I think I've had similar sounding conversations with my husband. In fact, this past summer we had...or rather, I tried to have...discussions...OKAY, they were rants. I'm not proud. 

You see, there's this pan that my husband uses for what he calls his cooking (and which I call scorching the hell out of whatever he's wanting to eat). And I needed him to wash this pan whenever he was done. Instead, I found myself being the one to clean this pan. Every time. And you know how these domestic annoyances build up over time.

Infamous pan that almost ended my marriage.

Anyway, sometimes the other person isn't ready to hear what you have to say. Perhaps he (or she) needs to grow more, expand his (or her) vocabulary, as was my son's case. Or sometimes he (or she) might need you to find a way to cut through all the noise of life to hear what you have to say. In my case, I suspect I was like the Charlie Brown teacher to my husband during our discussions.

What I suspect my husband hears when we talk.

So I found another way to tell him. An old-fashioned way. One that made him laugh. One that made him wash the pan. Praise be to God! And one that became the inspiration for the following poem.

I wrote him a note.

To My Husband
Please wash that pan before I divorce you,
with your burned, blackened, stubborn grease
that I have scraped, scrubbed, soaped and soaked.

Now it's your turn.

Please wash that pan before I divorce you.

Monday, February 28, 2011

What's This All About?

When my son was four years old, he would make up words. "Goolicious" and "squirbly" are two such words.

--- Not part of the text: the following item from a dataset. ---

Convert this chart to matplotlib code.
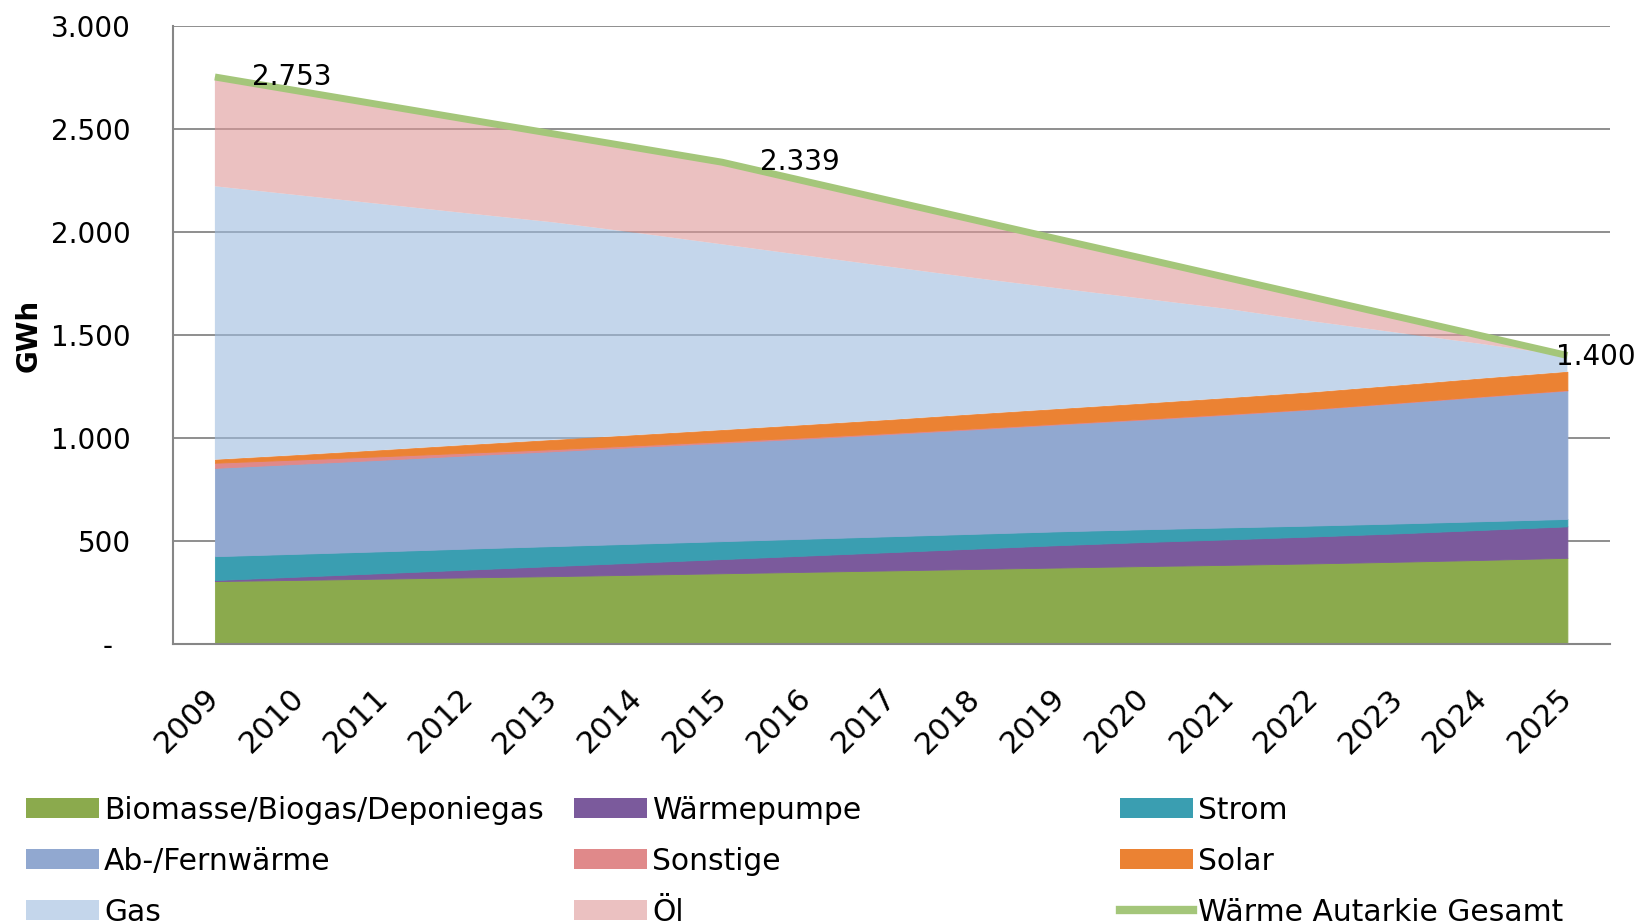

If he thought something he was eating tasted good, he would rock in his seat, smack his lips, and say, "Goooolicious!" Ironically, when I recently googled the word, I discovered it actually IS a word. In 2007, Merriam-Webster added Goolicious to its dictionary as: "an adjective describing something that is both melty and delicious." Leo, however, was less discriminating with his use of the word. Please direct your attention to Exhibit A for a food item he often said was goolicious.
Exhibit A: Goolicious pan-roasted chicken
Squirbly, on the other hand, IS my son's own creation. He used it to describe Davy Jones's hair in Pirates of the Caribbean: Dead Man's Chest. Please see Exhibit B. Notice his squiggly, wiggly, writhing...dare I say squirbly? hair.
Exhibit B: Example of squirbly hair
I'm hoping that my son's wonderful play with language, his imaginative ability to create what he needed to express himself, will serve as inspiration for my own writing as I try to express  myself in Goolicious Squirbly.